Cambodian filmmaker Rithy Panh is this year's AFF Director in Focus. The festival will feature seven works from the director, including the documentary The Missing Picture, which won the Prix Un Certain Regard at this year's Cannes International Film Festival, as well as documentaries Site 2 (1989), The Land of Wandering Souls (2000) and S-21: The Khmer Rouge Killing Machine (2004), and feature films Rice People (1994) and One Evening After the War (1998).
Japanese hit family drama and winner of Jury Prize at the 2013 Cannes International Film Festival, Like Father, Like Son, by Kore-eda Hirokazu and starring Fukuyama Masaharu, will headline the sidebar Cineast Delights.
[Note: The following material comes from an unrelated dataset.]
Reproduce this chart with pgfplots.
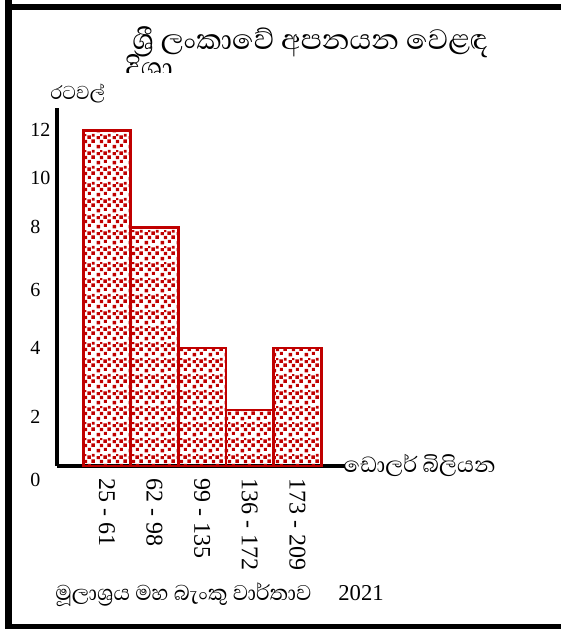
\documentclass[border=0pt]{standalone}
\usepackage{fontspec}
\setmainfont{Liberation Serif}
\newfontfamily\sinhfont[Script=Sinhala]{Abhaya Libre}
\usepackage{pgfplots}
\pgfplotsset{compat=1.18}
\usetikzlibrary{patterns}
\definecolor{barred}{RGB}{192,0,0}
\pgfdeclarepatternformonly{confetti}{\pgfqpoint{0pt}{0pt}}{\pgfqpoint{12pt}{12pt}}{\pgfqpoint{12pt}{12pt}}{%
  \pgfpathrectangle{\pgfqpoint{0.4pt}{0.4pt}}{\pgfqpoint{2.9pt}{2.9pt}}%
  \pgfpathrectangle{\pgfqpoint{6.2pt}{1.6pt}}{\pgfqpoint{2.5pt}{2.5pt}}%
  \pgfpathrectangle{\pgfqpoint{3.0pt}{4.6pt}}{\pgfqpoint{2.7pt}{2.7pt}}%
  \pgfpathrectangle{\pgfqpoint{9.0pt}{4.8pt}}{\pgfqpoint{2.8pt}{2.8pt}}%
  \pgfpathrectangle{\pgfqpoint{0.5pt}{7.8pt}}{\pgfqpoint{2.5pt}{2.5pt}}%
  \pgfpathrectangle{\pgfqpoint{5.8pt}{8.0pt}}{\pgfqpoint{2.9pt}{2.9pt}}%
  \pgfpathrectangle{\pgfqpoint{9.5pt}{9.9pt}}{\pgfqpoint{2.2pt}{2.2pt}}%
  \pgfpathrectangle{\pgfqpoint{3.3pt}{10.3pt}}{\pgfqpoint{1.8pt}{1.6pt}}%
  \pgfusepath{fill}}
\begin{document}
\begin{tikzpicture}
\useasboundingbox (0,0) rectangle (420.75pt,471.75pt);
% frame
\draw[line width=5.25pt] (6.4pt,475pt) -- (6.4pt,-5pt);
\draw[line width=4.5pt] (3.75pt,466.5pt) -- (430pt,466.5pt);
\draw[line width=3.4pt] (3.75pt,1.7pt) -- (430pt,1.7pt);
\begin{axis}[
  at={(42.75pt,122.25pt)}, anchor=south west,
  scale only axis, width=216pt, height=268.5pt,
  xmin=-1.05, xmax=5.0, ymin=0, ymax=12.92,
  axis x line=bottom, axis y line=left,
  axis line style={line width=3pt, -},
  y coord trafo/.code={\pgfmathparse{(#1<=2) ? (28*#1) : ((#1<=4) ? (56+31*(#1-2)) : ((#1<=6) ? (118+29*(#1-4)) : ((#1<=8) ? (176+31.5*(#1-6)) : ((#1<=10) ? (239+24.5*(#1-8)) : (288+24*(#1-10))))))}},
  xtick={0,1,2,3,4},
  xticklabels={25 - 61, 62 - 98, 99 - 135, 136 - 172, 173 - 209},
  ytick={0,2,4,6,8,10,12},
  yticklabels={\raisebox{-10.5pt}{0},\raisebox{-5.25pt}{2},4,6,8,10,12},
  major tick length=0pt,
  xticklabel style={rotate=-90, anchor=west, inner sep=0pt, font=\fontsize{18}{18}\selectfont},
  xticklabel shift=9pt,
  yticklabel style={anchor=base west, inner sep=0pt, yshift=-5pt, font=\fontsize{15}{15}\selectfont},
  yticklabel shift=20.25pt,
  clip=false,
]
\addplot[ybar, bar width=1, draw=barred, line width=2.2pt, pattern=confetti, pattern color=barred]
  coordinates {(0,12) (1,8) (2,4) (3,2) (4,4)};
\end{axis}
% title
\node[anchor=base west, inner sep=0pt, font=\sinhfont\fontsize{27}{27}\selectfont] at (99pt,434.25pt) {ශ්^^^^200dරී ලංකාවේ අපනයන වෙළඳ};
\begin{scope}
\clip (0,417pt) rectangle (420.75pt,471.75pt);
\node[anchor=base west, inner sep=0pt, font=\sinhfont\fontsize{27}{27}\selectfont] at (93.75pt,413.5pt) {දිශා};
\end{scope}
\node[anchor=base west, inner sep=0pt, font=\sinhfont\fontsize{18}{18}\selectfont] at (37.5pt,396.75pt) {රටවල්};
\node[anchor=base west, inner sep=0pt, font=\sinhfont\fontsize{21}{21}\selectfont] at (257.25pt,117pt) {ඩොලර් බිලියන};
\node[anchor=base west, inner sep=0pt] at (41.25pt,21pt) {{\sinhfont\fontsize{20.5}{20.5}\selectfont මූලාශ්^^^^200dරය මහ බැංකු වාර්තාව}\hspace{20pt}{\fontsize{17}{17}\selectfont 2021}};
\end{tikzpicture}
\end{document}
The section will also showcase Real, the psychological mystery by Japan's Kurosawa Kiyoshi; Dawn of a Filmmaker: The Keisuke Kinoshita Story by Keiichi Hara; The Extreme Sukuyaki, the directorial debut of A Story of Yonosuke scribe Shiro Maeda, starring Kubozuka Yosuke and Iura Arata; Omar, the first Palestinian feature by Hany Abu-Assad since the acclaimed suicide bomber drama Paradise Now; Moebius by South Korea's Kim Ki-duk (Pieta); Our Sunhi by Hong Sang-soo, which won the best director award at the 2013 Locarno International Film Festival; and coming-of-age drama A Time in Quchi by Taiwan's Chang Tso-Chi (When Love Comes).
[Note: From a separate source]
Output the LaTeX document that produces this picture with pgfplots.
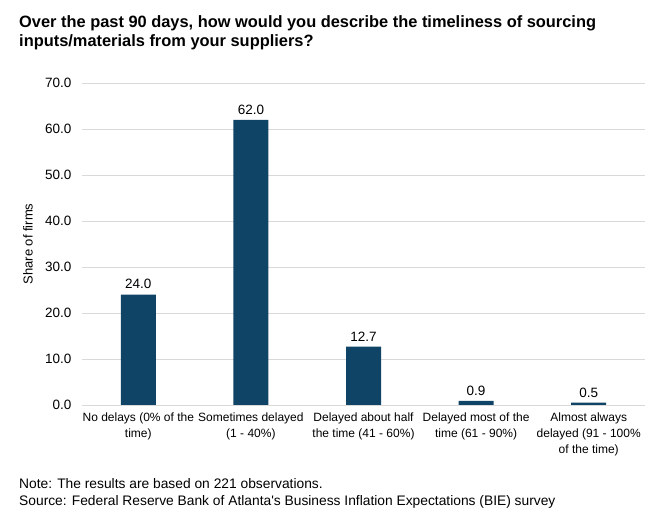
\documentclass[border=0pt]{standalone}
\usepackage{pgfplots}
\pgfplotsset{compat=1.18}
\usepackage{fontspec}
\setmainfont{Liberation Sans}
\definecolor{barblue}{RGB}{16,68,102}
\definecolor{gridgray}{RGB}{217,217,217}
\begin{document}
\begin{tikzpicture}[x=1pt,y=1pt]
\useasboundingbox (0,0) rectangle (658,518);
% title
\node[anchor=base west, inner sep=0pt, font=\fontsize{16.4}{20}\selectfont\bfseries]
  at (19,490) {Over the past 90 days, how would you describe the timeliness of sourcing};
\node[anchor=base west, inner sep=0pt, font=\fontsize{16.4}{20}\selectfont\bfseries]
  at (19,471) {inputs/materials from your suppliers?};
\begin{axis}[
  at={(82pt,113pt)}, anchor=south west,
  scale only axis, width=563pt, height=322pt,
  xmin=-0.5, xmax=4.5, ymin=0, ymax=70,
  ybar, bar width=35pt,
  ytick={0,10,...,70},
  xtick={0,1,2,3,4},
  xticklabels={{No delays (0\% of the\\time)},
               {Sometimes delayed\\(1 - 40\%)},
               {Delayed about half\\the time (41 - 60\%)},
               {Delayed most of the\\time (61 - 90\%)},
               {Almost always\\delayed (91 - 100\%\\of the time)}},
  xticklabel style={align=center, font=\fontsize{12}{16}\selectfont, yshift=-4pt},
  axis line style={draw=none},
  major tick length=0pt,
  ymajorgrids, grid style={gridgray, line width=0.9pt},
  yticklabel style={font=\fontsize{13.5}{16}\selectfont, xshift=-7pt,
    /pgf/number format/.cd, fixed, fixed zerofill, precision=1, assume math mode=true},
  ylabel={Share of firms},
  ylabel style={at={(axis description cs:-0.096,0.5)}, anchor=center,
    font=\fontsize{13}{16}\selectfont},
  nodes near coords,
  nodes near coords style={font=\fontsize{13.5}{16}\selectfont, yshift=2pt,
    /pgf/number format/.cd, fixed, fixed zerofill, precision=1, assume math mode=true},
]
\addplot[fill=barblue, draw=none] coordinates {(0,24.0) (1,62.0) (2,12.7) (3,0.9) (4,0.5)};
\end{axis}
% footnotes
\node[anchor=base west, inner sep=0pt, font=\fontsize{13.8}{16}\selectfont]
  at (19,29) {Note: The results are based on 221 observations.};
\node[anchor=base west, inner sep=0pt, font=\fontsize{13.8}{16}\selectfont]
  at (19,12) {Source: Federal Reserve Bank of Atlanta\textquotesingle s Business Inflation Expectations (BIE) survey};
\end{tikzpicture}
\end{document}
To commemorate the 10th anniversary of the festival, the organizers have picked 10 films in competition for the New Talent Award, including Bends by Hong Kong's Flora Lau, Rigor Mortis by Hong Kong actor-singer Juno Mak, Transit by the Philippines' Hannah Sepia, and The Lunchbox by India's Ritesh Batra.
Hong Kong's new filmmaker and Taiwan's documentarians are highlighted in the festival, with two sections dedicated to the respective work in the regions. Under the Hong Kong First banner, six films are showcased, including youth drama May We Chat by Philip Yung, A Complicated Story by Kiwi Chow and Boundless, a documentary about Hong Kong auteur Johnnie To. Five documentaries, including Bridge Over Troubled Water by Yang Li-chou, Sock'n Roll by Ho Chao-Ti and A Rolling Stone by Shen Ko-Shang, are featured in the Taiwan Documentary section.
The festival will also screen three restored classics from Satyajit Ray: The Lonely Wife (1964), The Holy Man (1965), and The Coward (1965).
The Asian Film Festival will be held from Oct. 25-Nov. 19.